Snowden’s autobiography chronicles his early days with technology, computers, and hacking, as well as his ancestry and its history of public service. He takes us through his journey to answer the call to serve his country after 9/11 in the military, the Intelligence Community, and what ultimately led him to disclose the government’s biggest secret.

My take

The book is a fascinating recount of just how the US Intelligence Community works, and to what lengths it went to surveil every aspect of everyone’s lives. Snowden’s disclosures were influential, and in some cases paramount, to digital privacy legislation throughout the world, codified protections for whistleblowers, and more.

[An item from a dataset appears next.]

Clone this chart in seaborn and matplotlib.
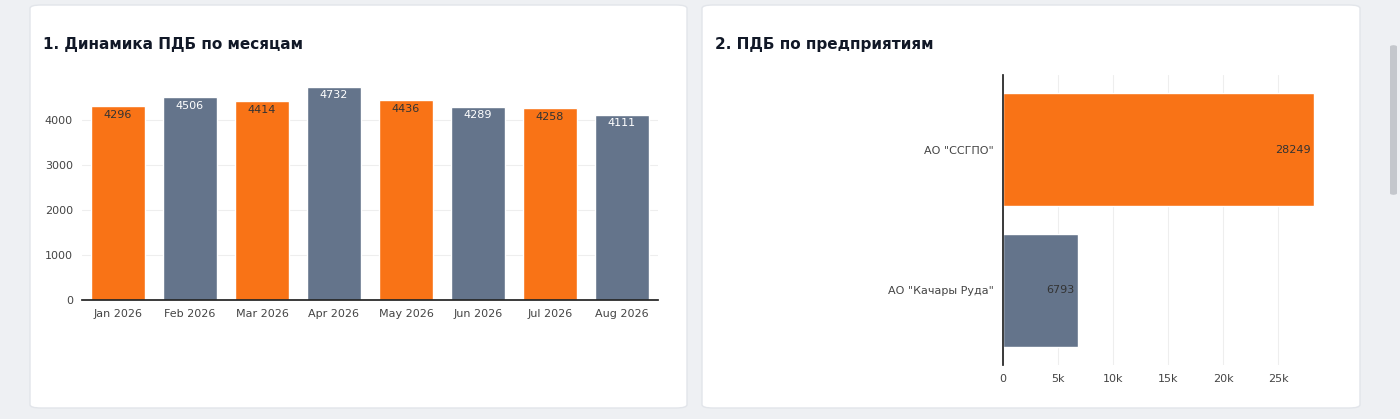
import matplotlib
matplotlib.use('Agg')
import matplotlib.pyplot as plt
from matplotlib.patches import FancyBboxPatch
import seaborn as sns
import pandas as pd

months = ['Jan 2026', 'Feb 2026', 'Mar 2026', 'Apr 2026', 'May 2026', 'Jun 2026', 'Jul 2026', 'Aug 2026']
month_values = [4296, 4506, 4414, 4732, 4436, 4289, 4258, 4111]
companies = ['АО "ССГПО"', 'АО "Качары Руда"']
company_values = [28249, 6793]

ORANGE = '#f97316'
SLATE = '#64748b'

sns.set_theme(style='white')
plt.rcParams['font.family'] = ['DejaVu Sans']

W, H = 1400, 419
fig = plt.figure(figsize=(W / 100, H / 100), dpi=100)
fig.patch.set_facecolor('#eef0f3')

def card(x0, y0, x1, y1):
    fig.patches.append(FancyBboxPatch((x0 / W, 1 - y1 / H), (x1 - x0) / W, (y1 - y0) / H,
                                      boxstyle='round,pad=0,rounding_size=0.008',
                                      transform=fig.transFigure, facecolor='white',
                                      edgecolor='#e2e5ea', linewidth=1, zorder=-5))

card(30, 5, 687, 408)
card(702, 5, 1360, 408)
# scrollbar
fig.patches.append(FancyBboxPatch((1390 / W, 1 - 195 / H), 7 / W, 150 / H,
                                  boxstyle='round,pad=0,rounding_size=0.004',
                                  transform=fig.transFigure, facecolor='#c4c7cc',
                                  edgecolor='none', zorder=-5))

fig.text(43 / W, 1 - 45 / H, '1. Динамика ПДБ по месяцам', fontsize=11, fontweight='bold',
         color='#111827', va='center')
fig.text(715 / W, 1 - 45 / H, '2. ПДБ по предприятиям', fontsize=11, fontweight='bold',
         color='#111827', va='center')

# left: monthly bars
ax1 = fig.add_axes([82 / W, (H - 300) / H, 576 / W, 224 / H])
ax1.patch.set_alpha(0)
df1 = pd.DataFrame({'month': months, 'value': month_values})
colors = [ORANGE if i % 2 == 0 else SLATE for i in range(len(months))]
sns.barplot(data=df1, x='month', y='value', hue='month', palette=colors, legend=False,
            width=0.74, ax=ax1, saturation=1)
for i, v in enumerate(month_values):
    ax1.text(i, v - 80, str(v), ha='center', va='top', fontsize=8,
             color='#333333' if i % 2 == 0 else 'white')
ax1.set_ylim(0, 4970)
ax1.set_xlim(-0.5, 7.5)
ax1.set_yticks([0, 1000, 2000, 3000, 4000])
ax1.yaxis.grid(True, color='#eeeeee', linewidth=0.8)
ax1.set_axisbelow(True)
ax1.set_xlabel('')
ax1.set_ylabel('')
ax1.tick_params(labelsize=8, colors='#444444', length=3)
for s in ['top', 'right', 'left']:
    ax1.spines[s].set_visible(False)
ax1.spines['bottom'].set_color('#222222')

# right: horizontal bars
ax2 = fig.add_axes([1003 / W, (H - 365) / H, 327 / W, 290 / H])
ax2.patch.set_alpha(0)
df2 = pd.DataFrame({'company': companies, 'value': company_values})
sns.barplot(data=df2, y='company', x='value', hue='company', palette=[ORANGE, SLATE],
            legend=False, width=0.8, ax=ax2, saturation=1, orient='h')
for i, v in enumerate(company_values):
    ax2.text(v - 300, i, str(v), ha='right', va='center', fontsize=8, color='#333333')
ax2.set_xlim(0, 29700)
ax2.set_ylim(1.53, -0.53)
ax2.set_xticks([0, 5000, 10000, 15000, 20000, 25000])
ax2.set_xticklabels(['0', '5k', '10k', '15k', '20k', '25k'])
ax2.xaxis.grid(True, color='#eeeeee', linewidth=0.8)
ax2.set_axisbelow(True)
ax2.set_xlabel('')
ax2.set_ylabel('')
ax2.tick_params(labelsize=8, colors='#444444', length=3)
for s in ['top', 'right', 'bottom']:
    ax2.spines[s].set_visible(False)
ax2.spines['left'].set_color('#222222')

fig.savefig('out.png', dpi=100)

For me, the biggest surprise reading this book was learning just how deeply Snowden believes in the core principles and rights of the US Constitution. Being almost the exact same age as him, to the day, also meant this book hit a particular nerve; many of his experiences during the early internet were identical to mine.

Favorite highlights

  • I had hoped to serve my country, but instead I went to work for it. This is not a trivial distinction.
  • The freedom of a country can only be measured by its respect for the rights of its citizens, and it’s my conviction that these rights are in fact limitations of state power that define exactly where and when a government may not infringe into that domain of personal or individual freedoms that during the American Revolution was called “liberty” and during the Internet Revolution is called “privacy.” Ultimately, the privacy of our data depends on the ownership of our data. There is no property less protected, and yet no property more private.
  • The cables and satellites, the servers and towers—so much of the infrastructure of the Internet is under US control that over 90 percent of the world’s Internet traffic passes through technologies developed, owned, and/ or operated by the American government and American businesses, most of which are physically located on American territory.
  • Ultimately, saying that you don’t care about privacy because you have nothing to hide is no different from saying you don’t care about freedom of speech because you have nothing to say.
  • Together, PRISM (collection from the servers of service providers) and upstream collection (direct collection from Internet infrastructure) ensured that the world’s information, both stored and in transit, was surveillable.
  • The constitutional system only functions as a whole if and when each of its three branches works as intended. When all three don’t just fail, but fail deliberately and with coordination, the result is a culture of impunity.
  • Who among us can predict the future? Who would dare to? The answer to the first question is no one, really, and the answer to the second is everyone, especially every government and business on the planet.